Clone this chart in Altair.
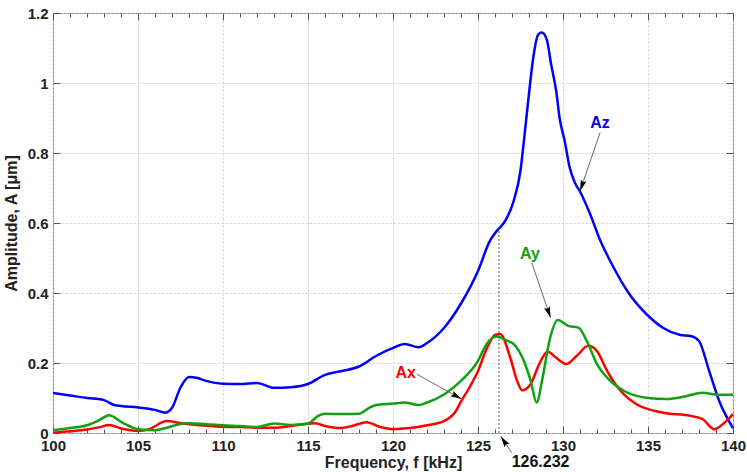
________________________________________
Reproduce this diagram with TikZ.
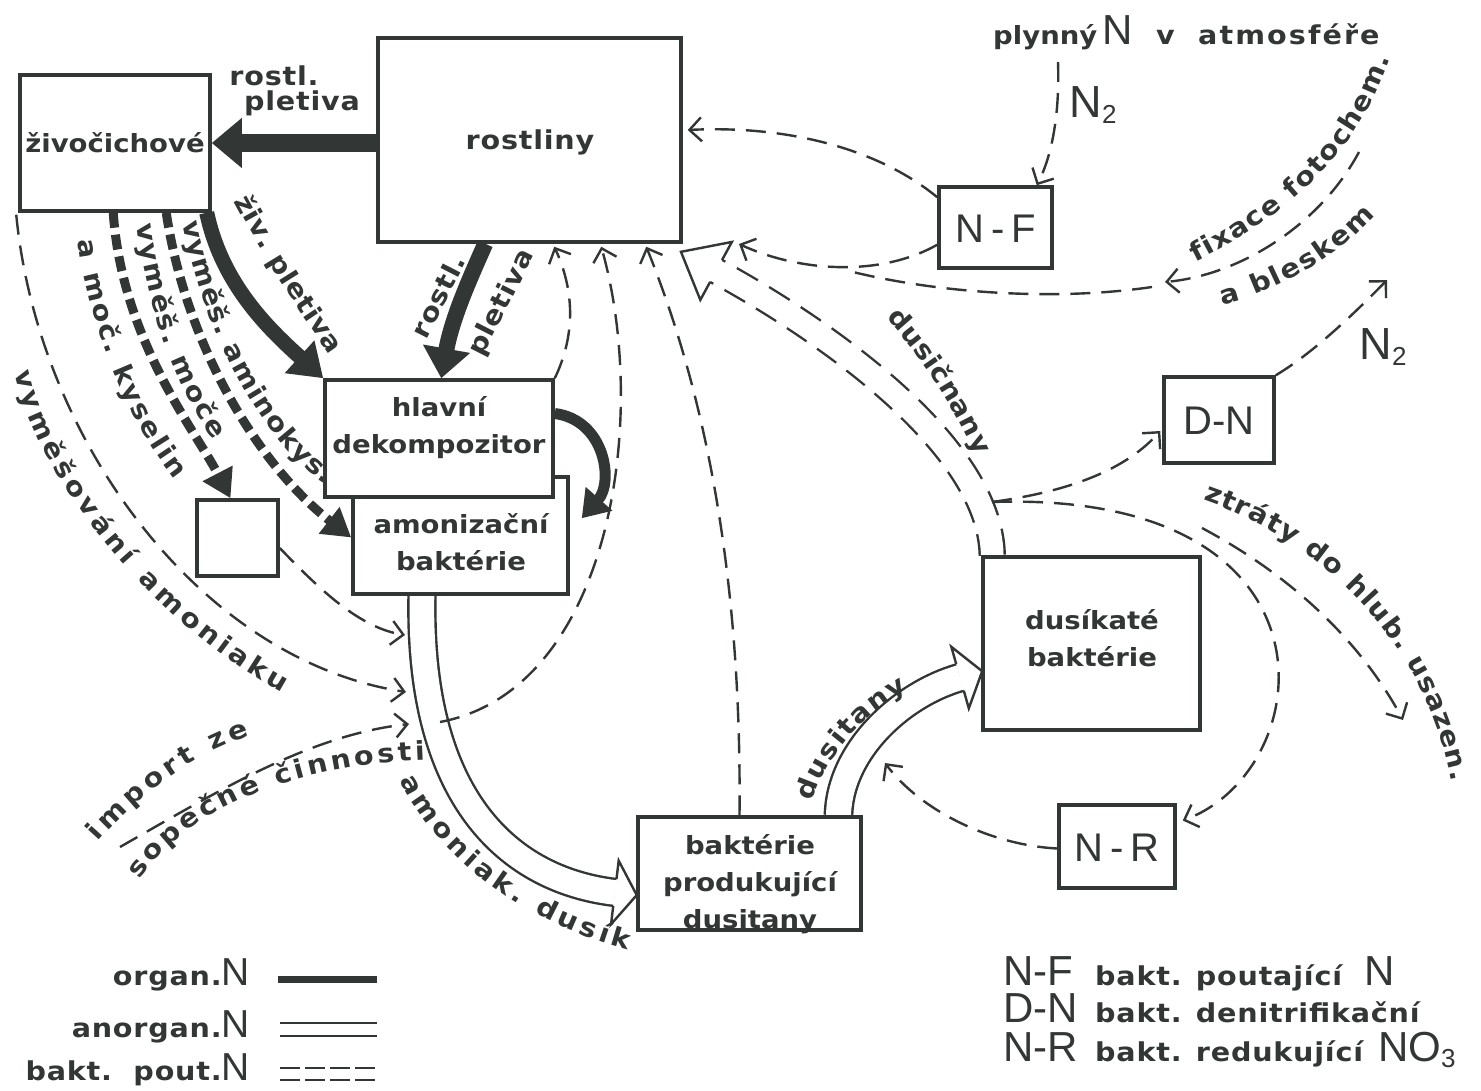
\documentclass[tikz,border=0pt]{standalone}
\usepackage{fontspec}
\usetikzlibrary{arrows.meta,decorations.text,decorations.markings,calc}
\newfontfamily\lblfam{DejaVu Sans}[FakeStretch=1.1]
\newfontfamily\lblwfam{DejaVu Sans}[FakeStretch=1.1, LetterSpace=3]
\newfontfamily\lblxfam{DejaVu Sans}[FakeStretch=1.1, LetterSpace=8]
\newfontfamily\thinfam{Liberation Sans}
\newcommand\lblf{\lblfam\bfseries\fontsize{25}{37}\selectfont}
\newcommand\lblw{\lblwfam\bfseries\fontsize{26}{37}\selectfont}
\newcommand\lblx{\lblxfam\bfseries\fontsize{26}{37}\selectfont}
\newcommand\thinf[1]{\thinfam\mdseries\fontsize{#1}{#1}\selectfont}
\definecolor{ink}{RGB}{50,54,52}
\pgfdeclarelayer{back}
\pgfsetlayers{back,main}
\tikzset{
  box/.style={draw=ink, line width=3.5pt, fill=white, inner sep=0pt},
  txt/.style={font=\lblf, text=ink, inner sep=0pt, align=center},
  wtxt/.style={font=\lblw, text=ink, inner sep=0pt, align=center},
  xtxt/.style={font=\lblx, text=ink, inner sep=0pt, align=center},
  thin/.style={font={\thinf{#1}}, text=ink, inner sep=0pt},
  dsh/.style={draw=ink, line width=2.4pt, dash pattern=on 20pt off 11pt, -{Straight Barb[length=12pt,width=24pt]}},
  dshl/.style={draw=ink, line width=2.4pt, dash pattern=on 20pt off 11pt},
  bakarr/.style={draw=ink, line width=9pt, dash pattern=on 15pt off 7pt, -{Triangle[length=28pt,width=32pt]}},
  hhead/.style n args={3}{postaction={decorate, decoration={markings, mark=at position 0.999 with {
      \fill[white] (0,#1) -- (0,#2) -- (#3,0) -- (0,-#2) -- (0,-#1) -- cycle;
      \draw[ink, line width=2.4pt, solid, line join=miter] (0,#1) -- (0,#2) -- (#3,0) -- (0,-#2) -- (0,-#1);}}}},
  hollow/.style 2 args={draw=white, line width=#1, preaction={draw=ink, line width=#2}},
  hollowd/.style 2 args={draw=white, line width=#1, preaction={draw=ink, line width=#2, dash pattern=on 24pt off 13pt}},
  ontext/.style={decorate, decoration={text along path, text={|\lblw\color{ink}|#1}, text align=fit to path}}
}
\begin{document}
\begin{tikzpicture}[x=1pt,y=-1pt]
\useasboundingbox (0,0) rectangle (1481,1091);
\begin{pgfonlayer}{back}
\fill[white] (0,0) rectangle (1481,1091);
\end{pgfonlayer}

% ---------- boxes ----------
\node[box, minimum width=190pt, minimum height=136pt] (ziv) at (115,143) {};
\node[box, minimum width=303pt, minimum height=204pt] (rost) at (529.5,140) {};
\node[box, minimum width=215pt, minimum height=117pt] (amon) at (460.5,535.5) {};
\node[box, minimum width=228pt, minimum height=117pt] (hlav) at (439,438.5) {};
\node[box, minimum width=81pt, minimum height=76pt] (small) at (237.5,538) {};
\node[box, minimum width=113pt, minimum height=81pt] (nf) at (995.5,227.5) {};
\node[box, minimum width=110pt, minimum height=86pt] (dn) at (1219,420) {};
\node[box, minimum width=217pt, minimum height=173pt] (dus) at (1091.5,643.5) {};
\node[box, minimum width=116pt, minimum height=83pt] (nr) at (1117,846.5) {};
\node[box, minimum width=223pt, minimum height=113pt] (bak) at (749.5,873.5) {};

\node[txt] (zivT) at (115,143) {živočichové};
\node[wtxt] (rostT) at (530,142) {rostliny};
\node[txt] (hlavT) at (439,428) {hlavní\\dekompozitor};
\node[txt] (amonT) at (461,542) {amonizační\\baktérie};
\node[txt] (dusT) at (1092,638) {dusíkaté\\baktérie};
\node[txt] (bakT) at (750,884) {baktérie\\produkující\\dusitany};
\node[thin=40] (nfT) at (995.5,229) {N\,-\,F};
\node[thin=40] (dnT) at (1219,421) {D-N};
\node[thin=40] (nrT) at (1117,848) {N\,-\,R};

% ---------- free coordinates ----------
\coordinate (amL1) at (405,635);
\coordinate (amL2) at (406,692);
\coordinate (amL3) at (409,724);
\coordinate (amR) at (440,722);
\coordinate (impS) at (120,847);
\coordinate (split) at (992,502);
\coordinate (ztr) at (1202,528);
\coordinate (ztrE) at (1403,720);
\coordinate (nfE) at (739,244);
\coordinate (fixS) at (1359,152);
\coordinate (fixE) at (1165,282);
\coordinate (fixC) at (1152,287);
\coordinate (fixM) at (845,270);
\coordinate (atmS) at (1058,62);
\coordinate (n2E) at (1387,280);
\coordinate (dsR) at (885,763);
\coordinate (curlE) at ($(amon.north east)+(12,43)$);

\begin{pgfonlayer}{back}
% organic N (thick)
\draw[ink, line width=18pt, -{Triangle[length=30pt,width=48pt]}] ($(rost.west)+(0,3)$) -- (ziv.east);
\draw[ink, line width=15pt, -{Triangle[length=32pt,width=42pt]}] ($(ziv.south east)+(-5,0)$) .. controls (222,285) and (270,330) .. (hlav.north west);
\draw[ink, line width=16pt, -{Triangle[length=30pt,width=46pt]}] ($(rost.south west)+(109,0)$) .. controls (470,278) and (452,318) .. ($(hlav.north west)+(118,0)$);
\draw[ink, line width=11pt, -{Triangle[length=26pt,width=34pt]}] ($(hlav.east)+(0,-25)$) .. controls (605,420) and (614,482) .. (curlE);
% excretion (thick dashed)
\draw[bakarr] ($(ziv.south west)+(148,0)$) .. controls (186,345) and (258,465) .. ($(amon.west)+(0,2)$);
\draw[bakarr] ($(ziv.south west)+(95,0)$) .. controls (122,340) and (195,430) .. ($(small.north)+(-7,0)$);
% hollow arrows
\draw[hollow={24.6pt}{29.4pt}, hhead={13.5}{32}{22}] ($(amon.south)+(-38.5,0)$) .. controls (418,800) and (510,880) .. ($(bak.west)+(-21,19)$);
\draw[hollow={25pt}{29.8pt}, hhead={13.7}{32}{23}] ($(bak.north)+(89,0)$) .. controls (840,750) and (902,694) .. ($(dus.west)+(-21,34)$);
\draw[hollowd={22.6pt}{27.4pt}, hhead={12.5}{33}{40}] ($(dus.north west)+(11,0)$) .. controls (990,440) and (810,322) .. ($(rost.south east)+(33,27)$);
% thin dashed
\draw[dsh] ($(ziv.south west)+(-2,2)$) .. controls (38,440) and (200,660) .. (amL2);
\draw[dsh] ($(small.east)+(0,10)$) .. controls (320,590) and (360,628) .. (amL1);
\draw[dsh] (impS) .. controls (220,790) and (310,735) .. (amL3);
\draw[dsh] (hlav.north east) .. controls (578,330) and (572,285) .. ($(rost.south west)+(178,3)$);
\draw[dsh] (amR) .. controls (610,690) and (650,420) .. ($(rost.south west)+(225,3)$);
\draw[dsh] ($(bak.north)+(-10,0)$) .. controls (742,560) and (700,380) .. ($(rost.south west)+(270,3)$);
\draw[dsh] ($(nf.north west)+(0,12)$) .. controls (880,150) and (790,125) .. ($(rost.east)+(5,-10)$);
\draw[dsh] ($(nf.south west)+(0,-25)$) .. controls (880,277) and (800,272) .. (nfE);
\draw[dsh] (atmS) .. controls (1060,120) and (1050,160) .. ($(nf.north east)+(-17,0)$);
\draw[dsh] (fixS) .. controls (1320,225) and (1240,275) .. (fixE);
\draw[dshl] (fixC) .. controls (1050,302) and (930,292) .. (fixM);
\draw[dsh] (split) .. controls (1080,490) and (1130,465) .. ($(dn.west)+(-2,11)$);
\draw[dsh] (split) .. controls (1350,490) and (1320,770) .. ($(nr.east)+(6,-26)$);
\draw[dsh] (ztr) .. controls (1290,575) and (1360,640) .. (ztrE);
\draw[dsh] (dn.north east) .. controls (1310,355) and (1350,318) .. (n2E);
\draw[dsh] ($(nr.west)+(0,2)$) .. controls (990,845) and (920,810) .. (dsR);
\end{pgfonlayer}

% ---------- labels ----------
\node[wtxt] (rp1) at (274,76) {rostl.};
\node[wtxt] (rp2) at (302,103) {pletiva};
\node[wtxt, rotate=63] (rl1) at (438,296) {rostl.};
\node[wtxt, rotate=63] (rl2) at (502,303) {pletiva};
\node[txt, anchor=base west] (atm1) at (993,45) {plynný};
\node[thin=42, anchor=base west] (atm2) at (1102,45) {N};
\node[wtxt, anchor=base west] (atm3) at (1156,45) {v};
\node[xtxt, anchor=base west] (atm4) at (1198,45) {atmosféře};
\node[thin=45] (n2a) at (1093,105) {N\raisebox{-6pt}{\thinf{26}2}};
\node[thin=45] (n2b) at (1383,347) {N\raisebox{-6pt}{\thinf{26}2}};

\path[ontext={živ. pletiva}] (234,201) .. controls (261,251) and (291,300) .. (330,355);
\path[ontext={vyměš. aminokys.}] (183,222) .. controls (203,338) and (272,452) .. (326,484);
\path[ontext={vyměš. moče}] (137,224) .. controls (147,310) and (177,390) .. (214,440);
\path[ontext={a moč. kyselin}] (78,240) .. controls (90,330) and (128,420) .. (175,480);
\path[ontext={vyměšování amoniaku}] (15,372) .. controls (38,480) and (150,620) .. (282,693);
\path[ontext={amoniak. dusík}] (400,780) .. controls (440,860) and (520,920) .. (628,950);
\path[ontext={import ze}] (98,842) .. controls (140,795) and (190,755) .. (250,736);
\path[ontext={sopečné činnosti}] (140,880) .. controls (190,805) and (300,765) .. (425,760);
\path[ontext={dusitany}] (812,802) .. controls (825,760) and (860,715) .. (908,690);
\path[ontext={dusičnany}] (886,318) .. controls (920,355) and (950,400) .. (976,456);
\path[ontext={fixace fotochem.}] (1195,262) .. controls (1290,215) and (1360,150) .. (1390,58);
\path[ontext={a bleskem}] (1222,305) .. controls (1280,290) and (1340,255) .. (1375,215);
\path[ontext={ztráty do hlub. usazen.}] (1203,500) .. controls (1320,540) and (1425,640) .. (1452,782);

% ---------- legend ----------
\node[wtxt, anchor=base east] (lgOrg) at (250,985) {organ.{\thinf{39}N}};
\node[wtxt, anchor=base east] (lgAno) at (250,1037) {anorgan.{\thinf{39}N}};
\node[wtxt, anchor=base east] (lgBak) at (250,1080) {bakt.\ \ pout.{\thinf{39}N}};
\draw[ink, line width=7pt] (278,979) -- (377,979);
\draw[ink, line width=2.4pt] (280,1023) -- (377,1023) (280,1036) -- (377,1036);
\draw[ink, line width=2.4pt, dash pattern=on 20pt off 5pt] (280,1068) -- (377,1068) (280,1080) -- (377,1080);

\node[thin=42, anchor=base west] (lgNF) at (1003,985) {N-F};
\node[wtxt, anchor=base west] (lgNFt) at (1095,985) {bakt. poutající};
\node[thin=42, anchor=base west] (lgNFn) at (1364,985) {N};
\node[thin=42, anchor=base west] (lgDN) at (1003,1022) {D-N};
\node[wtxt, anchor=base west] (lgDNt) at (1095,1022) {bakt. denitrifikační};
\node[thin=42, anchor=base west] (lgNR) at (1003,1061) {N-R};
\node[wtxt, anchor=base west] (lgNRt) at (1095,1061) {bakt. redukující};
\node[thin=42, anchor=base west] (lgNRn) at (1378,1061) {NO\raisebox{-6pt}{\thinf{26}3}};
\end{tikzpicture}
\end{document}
________________________________________
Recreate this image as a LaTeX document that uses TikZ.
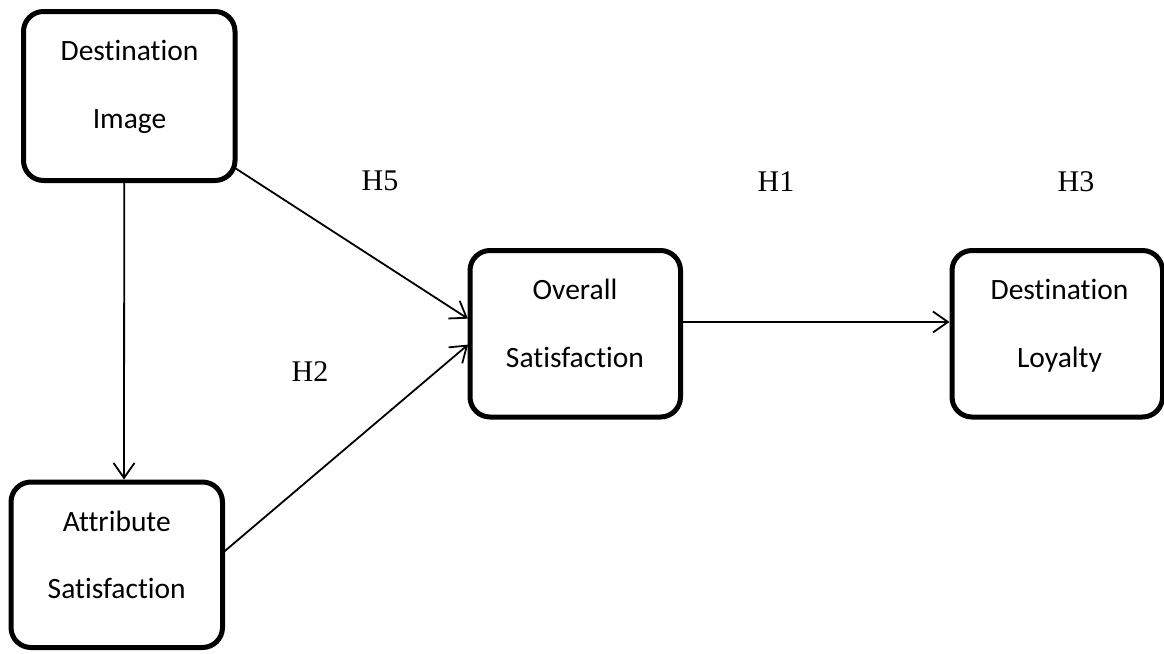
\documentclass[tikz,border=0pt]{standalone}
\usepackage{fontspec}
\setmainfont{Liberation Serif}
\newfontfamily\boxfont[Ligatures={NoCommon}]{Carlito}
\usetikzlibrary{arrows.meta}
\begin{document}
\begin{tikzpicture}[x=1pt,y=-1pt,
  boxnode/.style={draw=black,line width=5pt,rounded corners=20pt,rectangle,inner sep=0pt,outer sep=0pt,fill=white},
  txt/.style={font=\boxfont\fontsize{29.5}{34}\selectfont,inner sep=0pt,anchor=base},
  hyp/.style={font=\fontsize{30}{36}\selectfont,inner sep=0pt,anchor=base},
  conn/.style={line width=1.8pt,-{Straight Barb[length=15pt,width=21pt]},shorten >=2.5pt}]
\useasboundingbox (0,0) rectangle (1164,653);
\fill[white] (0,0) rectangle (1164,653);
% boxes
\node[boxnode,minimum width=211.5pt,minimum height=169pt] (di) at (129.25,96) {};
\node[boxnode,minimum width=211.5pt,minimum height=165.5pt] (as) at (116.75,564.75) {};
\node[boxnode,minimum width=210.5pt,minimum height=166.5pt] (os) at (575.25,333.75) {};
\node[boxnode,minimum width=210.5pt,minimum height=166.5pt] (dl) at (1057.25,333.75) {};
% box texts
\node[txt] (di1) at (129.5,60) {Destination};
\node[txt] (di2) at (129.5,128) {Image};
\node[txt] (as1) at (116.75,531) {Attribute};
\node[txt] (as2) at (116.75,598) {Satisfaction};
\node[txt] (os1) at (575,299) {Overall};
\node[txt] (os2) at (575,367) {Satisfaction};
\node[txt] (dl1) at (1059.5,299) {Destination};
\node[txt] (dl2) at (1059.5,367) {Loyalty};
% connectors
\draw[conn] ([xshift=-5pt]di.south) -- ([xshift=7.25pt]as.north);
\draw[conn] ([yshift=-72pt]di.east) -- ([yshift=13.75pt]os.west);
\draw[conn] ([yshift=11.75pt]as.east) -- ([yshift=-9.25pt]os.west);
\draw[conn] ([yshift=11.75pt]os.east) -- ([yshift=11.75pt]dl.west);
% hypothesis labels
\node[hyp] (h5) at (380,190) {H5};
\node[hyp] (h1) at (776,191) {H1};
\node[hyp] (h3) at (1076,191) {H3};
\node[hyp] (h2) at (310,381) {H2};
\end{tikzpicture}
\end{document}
________________________________________
Stated goal: Copy out the lines that hold "with".

Answer to this task:
Reproduce this diagram with TikZ.
  hhead/.style n args={3}{postaction={decorate, decoration={markings, mark=at position 0.999 with {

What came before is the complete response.